With their frankly dispiriting loss to the Saints in the books, the Falcons now know where they’ll be picking in the 2022 NFL Draft. After weeks of tracking the ups and downs as the team won and lost, they’ve settled in at the No. 8 selection, where they were trending back at the beginning of December.
That’s the fifth time the Falcons have landed the 8th overall pick. They landed the great Bob Whitfield back in 1992 and saw him start 167 games for the team, but since then their track record with that pick has been more mixed. DeAngelo Hall had a very good career at cornerback but spent just four years of it in Atlanta, while Jamaal Anderson was a massive bust in 2007 and Vic Beasley delivered one season of massive production and a couple of solid ones in five years with the Falcons. There’s no question Atlanta will want to land someone who has Whitfield’s impact—or hell, let’s be greedy, more than that—to get this roster pointed in the right direction.

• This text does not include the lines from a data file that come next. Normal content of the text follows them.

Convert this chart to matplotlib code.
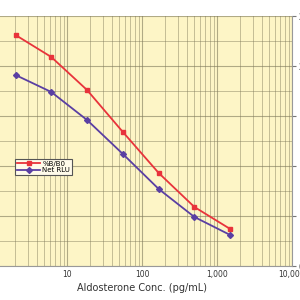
import matplotlib
matplotlib.use("Agg")
import matplotlib.pyplot as plt
import matplotlib.ticker as ticker

# Aldosterone standard curve (right-axis units)
conc = [2.06, 6.17, 18.5, 55.6, 167, 500, 1500]
pct_b_b0 = [231, 209, 176, 134, 93, 59, 37]
net_rlu = [191, 174, 146, 112, 77, 49, 31]
x_ticks = [10, 100, 1000, 10000]
x_tick_labels = ["10", "100", "1,000", "10,000"]
y_ticks = [0, 50, 100, 150, 200, 250]

fig = plt.figure(figsize=(3, 3), dpi=100)
# axis runs from 1 to 10,000; its left part falls outside the picture
ax = fig.add_axes([-8 / 300, 34 / 300, 300 / 300, 250 / 300])
ax.set_facecolor("#FDF5C6")

ax.plot(conc, pct_b_b0, color="#E8333B", lw=1.3, marker="s", ms=3.5, label="%B/B0")
ax.plot(conc, net_rlu, color="#5A3FA3", lw=1.3, marker="D", ms=3, label="Net RLU")

ax.set_xscale("log")
ax.set_xlim(1, 10000)
ax.set_ylim(0, 250)

ax.set_xticks(x_ticks)
ax.set_xticklabels(x_tick_labels)
ax.xaxis.set_minor_locator(ticker.LogLocator(base=10, subs=range(2, 10), numticks=20))
ax.xaxis.set_minor_formatter(ticker.NullFormatter())
ax.yaxis.set_minor_locator(ticker.MultipleLocator(25))

ax.yaxis.tick_right()
ax.set_yticks(y_ticks)
ax.tick_params(axis="y", which="major", labelsize=5.5, length=3, color="#777777",
               labelcolor="#333333", pad=2)
ax.tick_params(axis="y", which="minor", length=0)
ax.tick_params(axis="x", which="major", labelsize=5.5, length=0, labelcolor="#333333", pad=3)
ax.tick_params(axis="x", which="minor", length=0)

ax.grid(True, which="major", color="#7E785A", lw=0.8, alpha=0.6)
ax.grid(True, which="minor", color="#7E785A", lw=0.7, alpha=0.45)

for side in ["top", "left"]:
    ax.spines[side].set_visible(False)
ax.spines["right"].set_color("#999999")
ax.spines["bottom"].set_color("#999999")
ax.spines["right"].set_linewidth(0.8)
ax.spines["bottom"].set_linewidth(0.8)

ax.set_xlabel("Aldosterone Conc. (pg/mL)", fontsize=7, color="#333333", labelpad=3)

leg = ax.legend(loc="upper left", bbox_to_anchor=(23 / 300, 107 / 250), fontsize=5,
                frameon=True, fancybox=False, handlelength=3.4, borderpad=0.25,
                labelspacing=0.1, handletextpad=0.3, borderaxespad=0)
leg.get_frame().set_edgecolor("#555555")
leg.get_frame().set_linewidth(0.8)
leg.get_frame().set_facecolor("#FFFBEA")
leg.get_frame().set_alpha(1)

fig.savefig("out.png", dpi=100)
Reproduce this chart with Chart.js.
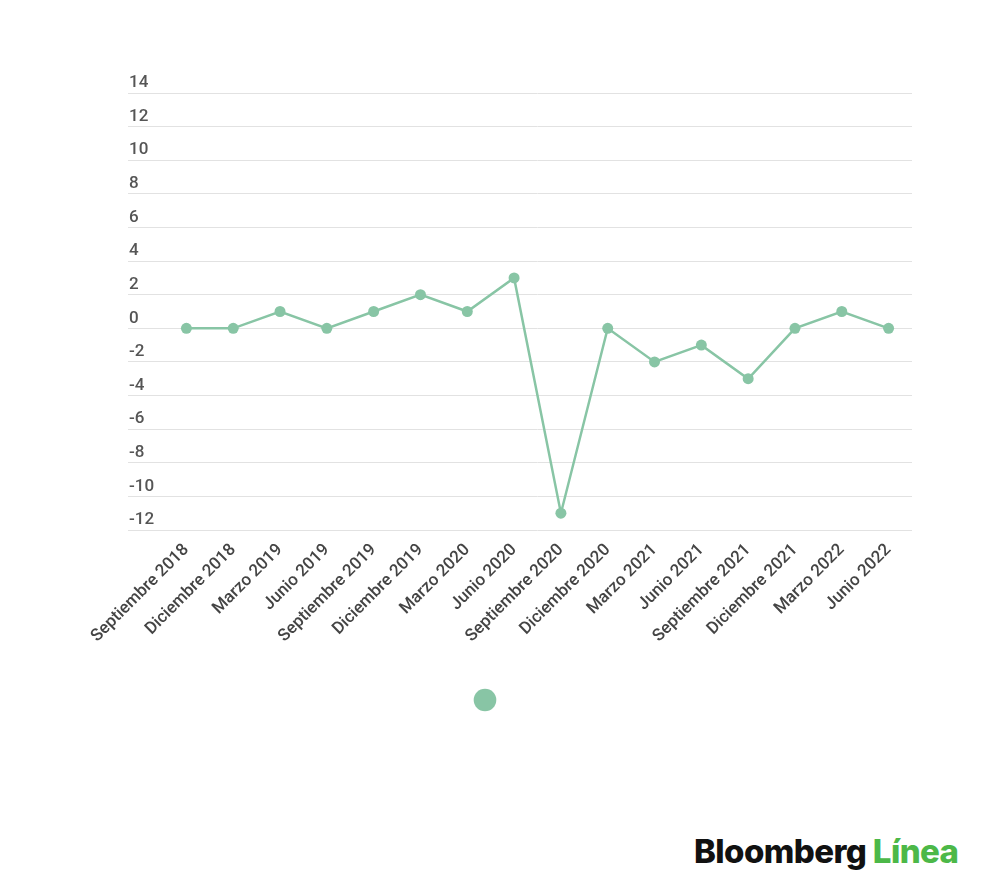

This is also also the second consecutive top ten finish for the Falcons, who were 4-12 and used the 4th overall pick on Kyle Pitts in 2021. The need for another top ten talent—and more broadly, another impactful draft class—couldn’t be more evident for an Atlanta team that finished in the bottom third to bottom quartile of the league in most metrics. Atlanta was admirably resilient and a bit lucky to win as many games in 2021 as they did, but I really don’t expect the front office to proceed this offseason as though they’re only a few additions away from having this thing nailed down.
As Tori McElhaney wrote at AtlantaFalcons.com, this team can go in many different directions with their top pick, but figure to be looking hard at the lines. Atlanta finished dead last in sacks and most pass rushing metrics, making the need for an infusion of talent evident, and also “boasted” an offensive line that frequently got Matt Ryan clobbered and couldn’t open lanes for the likes of Mike Davis, Cordarrelle Patterson and Qadree Ollison. The talent level on this roster and the team’s needs make it clear that nearly any position should be fair game if the team has a chance to draft a difference maker, though, so we’ll see what predraft buzz indicates to us about this team’s plans.
Settle in for months of salivating over top prospects, vague but enticing rumors, and maybe some good old fashioned trade talk before the draft actually arrives.